Nicholas Rossi had fled justice for 17 years after raping two women in Utah, US, but his past caught up with him and a judge jailed the sex fiend in Salt Lake City on Monday
A rapist who appeared to fake his death and flee the United States to avoid arrest has finally been jailed.
Nicholas Rossi has maintained his innocence in the 17 years since he raped two women, even suggesting before sentencing yesterday the victims were lying. He was eventually arrested in Scotland, 13 years after the attacks, after fleeing the US for the nation. Some months prior to his arrest, an online obituary claimed Rossi died of non-Hodgkin lymphoma, a type of cancer.
But Rossi, 38, was finally caged yesterday for five years after District Judge Barry Lawrence, sitting in Salt Lake City, Utah, heard of the “trail of fear, pain and destruction” left behind him following the attacks in the state in 2008. Giving evidence in court, one of the survivors said: “This is not a plea for vengeance. This is a plea for safety and accountability, for recognition of the damage that will never fully heal.”
Deputy Salt Lake County District Attorney Brandon Simmons told the court Rossi, who has had three failed marriages, “uses rape to control women” and posed a risk to community safety.
Rossi did not testify on his own behalf at his trial. Given a chance to speak before being sentenced Monday, Rossi maintained his innocence.

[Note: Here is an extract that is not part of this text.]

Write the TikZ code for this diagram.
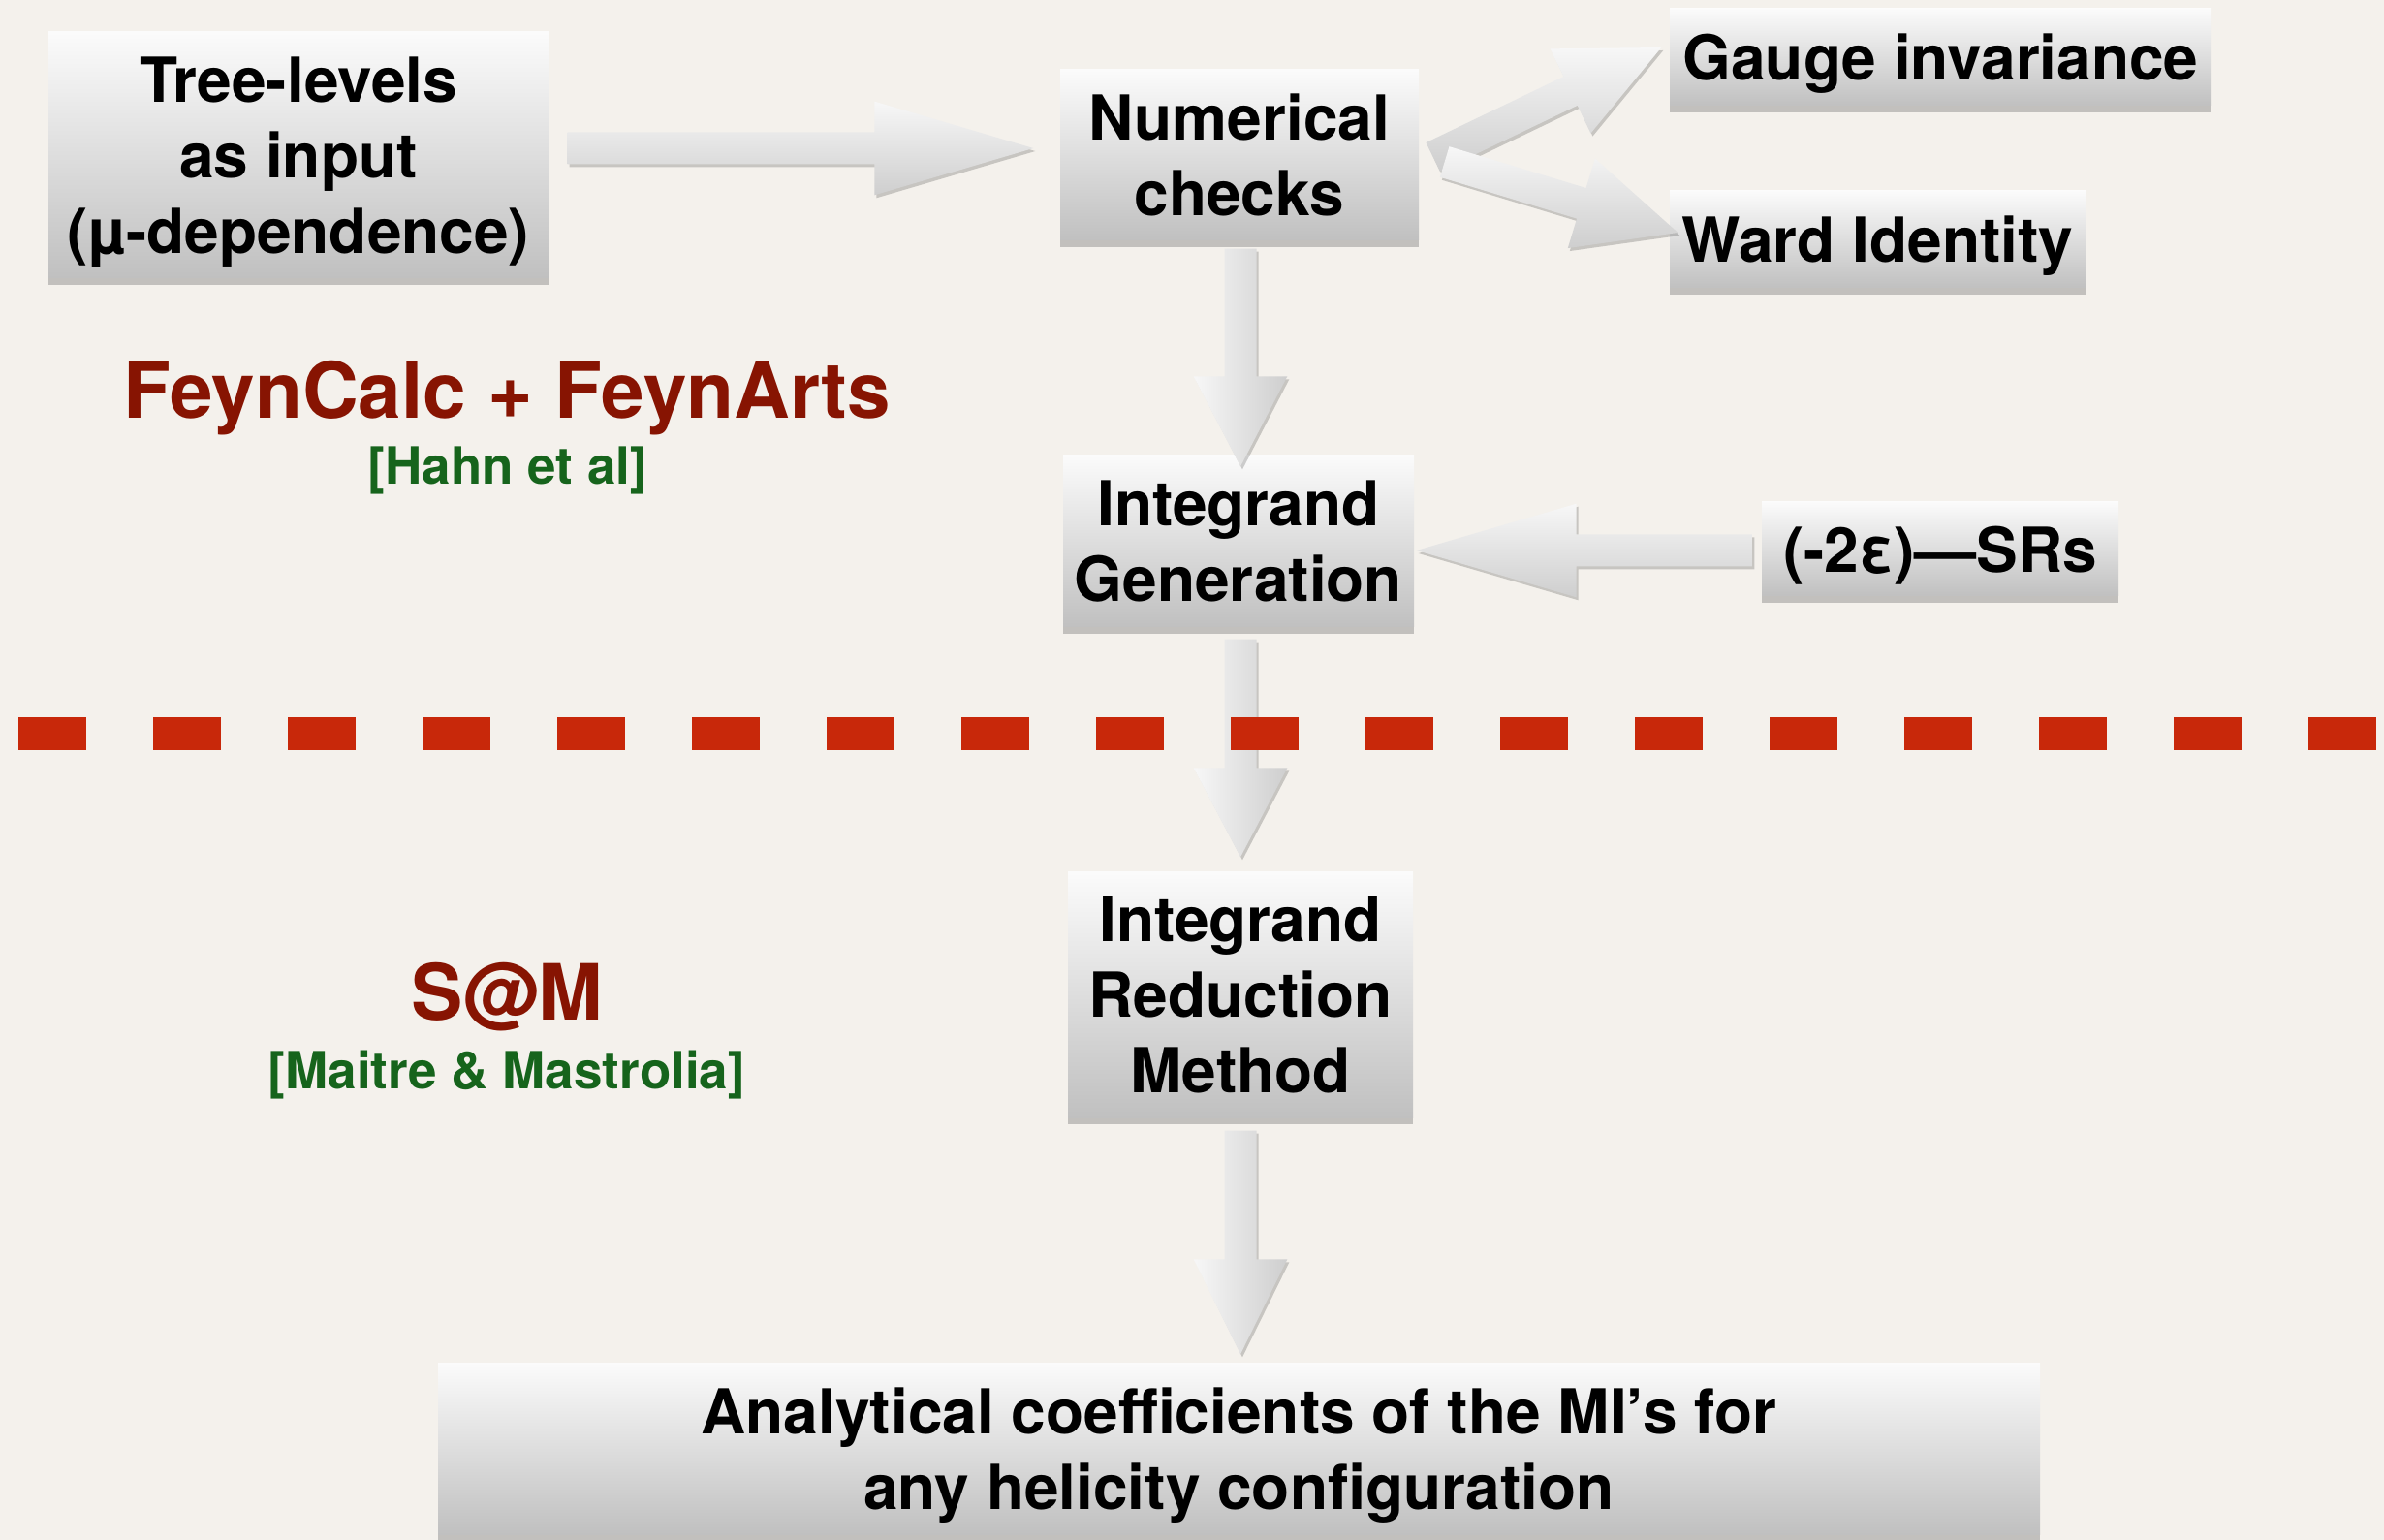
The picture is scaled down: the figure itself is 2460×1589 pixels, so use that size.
\documentclass[tikz,border=0pt]{standalone}
\usepackage{fontspec}
\setmainfont{TeX Gyre Heros}
\usetikzlibrary{calc,shadows}

\definecolor{paper}{RGB}{244,241,236}
\definecolor{boxtop}{RGB}{251,251,251}
\definecolor{boxbot}{RGB}{192,192,192}
\definecolor{arrowlight}{RGB}{247,247,247}
\definecolor{arrowdark}{RGB}{206,206,206}
\definecolor{toolred}{RGB}{135,20,2}
\definecolor{citegreen}{RGB}{22,100,28}
\definecolor{cutred}{RGB}{200,40,10}

\tikzset{
  box/.style={rectangle, inner sep=0pt, align=center, text depth=0pt, top color=boxtop, bottom color=boxbot,
    font=\fontsize{19.2}{23.4}\selectfont\bfseries,
    drop shadow={shadow xshift=0pt, shadow yshift=-2pt, opacity=.35, fill=black!60}},
  tool/.style={anchor=base, inner sep=0pt, text=toolred, font=\fontsize{24}{28}\selectfont\bfseries},
  cite/.style={anchor=base, inner sep=0pt, text=citegreen, font=\fontsize{15.9}{19}\selectfont\bfseries},
  fatarrow/.style={left color=arrowlight, right color=arrowdark,
    drop shadow={shadow xshift=.6pt, shadow yshift=-.9pt, opacity=.18, fill=black}},
  cutline/.style={draw=cutred, line width=10.2pt, dash pattern=on 21pt off 20.7pt},
}

% block arrow: [shading] {tail} {tip} {head length}
\newcommand{\fatarrow}[4][]{%
  \coordinate (neck) at ($(#3)!#4!(#2)$);
  \shade[fatarrow,#1] ($(#2)!4.95pt!90:(#3)$) -- ($(neck)!4.95pt!-90:(#2)$)
    -- ($(neck)!14.5pt!-90:(#2)$) -- (#3) -- ($(neck)!14.5pt!90:(#2)$)
    -- ($(neck)!4.95pt!90:(#2)$) -- ($(#2)!4.95pt!-90:(#3)$) -- cycle;}

\begin{document}
\begin{tikzpicture}[x=0.3pt,y=0.3pt,yscale=-1]
	\fill[paper] (0,0) rectangle (2460,1589);
	\useasboundingbox (0,0) rectangle (2460,1589);
	% boxes
	\node[box, minimum width=154.8pt, minimum height=76.2pt] (tree) at (308,160) {Tree-levels\\as input\\(µ-dependence)};
	\node[box, minimum width=111pt, minimum height=52.8pt] (num) at (1279,160) {Numerical\\checks};
	\node[box, minimum width=167.7pt, minimum height=30pt] (gauge) at (2002.5,59) {Gauge invariance};
	\node[box, minimum width=128.7pt, minimum height=30pt] (ward) at (1937.5,247) {Ward Identity};
	\node[box, minimum width=108.6pt, minimum height=53.1pt] (gen) at (1278,558.5) {Integrand\\Generation};
	\node[box, minimum width=110.4pt, minimum height=29.1pt] (srs) at (2002,566.5) {(-2ε)—SRs};
	\node[box, minimum width=106.8pt, minimum height=75.9pt] (red) at (1280,1026.5) {Integrand\\Reduction\\Method};
	\node[box, minimum width=495.9pt, minimum height=53.1pt] (final) at (1278.5,1494.5) {Analytical coefficients of the MI’s for\\any helicity configuration};
	% arrow ends
	\coordinate (a1s) at ($(tree.east)+(19,-7)$);
	\coordinate (a1e) at ($(num.west)+(-27,-7)$);
	\coordinate (a2s) at ($(num.south)+(1,8)$);
	\coordinate (a2e) at ($(gen.north)+(2,12)$);
	\coordinate (a3s) at ($(gen.south)+(2,12)$);
	\coordinate (a3e) at ($(red.north)+(0,-15)$);
	\coordinate (a4s) at ($(red.south)+(0,13)$);
	\coordinate (a4e) at ($(final.north)+(1.5,-8)$);
	\coordinate (a5s) at ($(srs.west)+(-9,1.5)$);
	\coordinate (a5e) at ($(gen.east)+(2,9.5)$);
	\coordinate (a6s) at ($(num.east)+(14,2)$);
	\coordinate (a6e) at ($(gauge.west)+(-8,-10)$);
	\coordinate (a7s) at ($(num.east)+(26,7)$);
	\coordinate (a7e) at ($(ward.west)+(9,-7)$);
	% arrows
	\fatarrow[top color=arrowlight, bottom color=arrowdark]{a1s}{a1e}{49.2pt}
	\fatarrow{a2s}{a2e}{27.9pt}
	\fatarrow{a3s}{a3e}{27.6pt}
	\fatarrow{a4s}{a4e}{29.4pt}
	\fatarrow[top color=arrowlight, bottom color=arrowdark]{a5s}{a5e}{49.5pt}
	\fatarrow[top color=arrowlight, bottom color=arrowdark]{a6s}{a6e}{31.2pt}
	\fatarrow[top color=arrowlight, bottom color=arrowdark]{a7s}{a7e}{31.2pt}
	% separator
	\draw[cutline] (19,757) -- (2452,757);
	% tools
	\node[tool] (fc) at (523,432) {FeynCalc + FeynArts};
	\node[cite] (hahn) at (524,500) {[Hahn et al]};
	\node[tool] (sam) at (523,1052) {S@M};
	\node[cite] (mm) at (523,1123) {[Maitre \& Mastrolia]};
\end{tikzpicture}
\end{document}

Rossi, whose legal name is Nicholas Alahverdian, said: “I am not guilty of this. These women are lying.”
But the defendant was convicted and jailed for one of the attacks. He will be sentenced for the other rape, which also happened in 2008 in Utah, on November 4.
It took more than a decade from the time of the rapes to his convictions. Utah authorities began searching for Rossi when he was identified in 2018 through a decade-old DNA rape kit tied to the other case.
He was among thousands of rape suspects identified and later charged when Utah made a push to clear its rape kit backlog.Months after he was charged in that case, an online obituary claimed Rossi died but police in his home state of Rhode Island, along with his former lawyer and a former foster family, casted doubt on whether he was dead.
He was arrested in Scotland the following year while receiving treatment for Covid-19 after hospital staff recognized his distinctive tattoos – including the crest of Brown University inked on his shoulder, although he never attended – from an Interpol notice.
He was extradited to Utah in January 2024 after a protracted court battle. At the time, Rossi insisted he was an Irish orphan named Arthur Knight who was being framed. Investigators say they identified at least a dozen aliases Rossi used over the years to evade capture.
In his first Utah trial, Rossi’s public defender denied the rape claim and urged jurors not to read too much into his move overseas. Even so, the jury convicted Rossi of the rape charge for which he was sentenced Monday.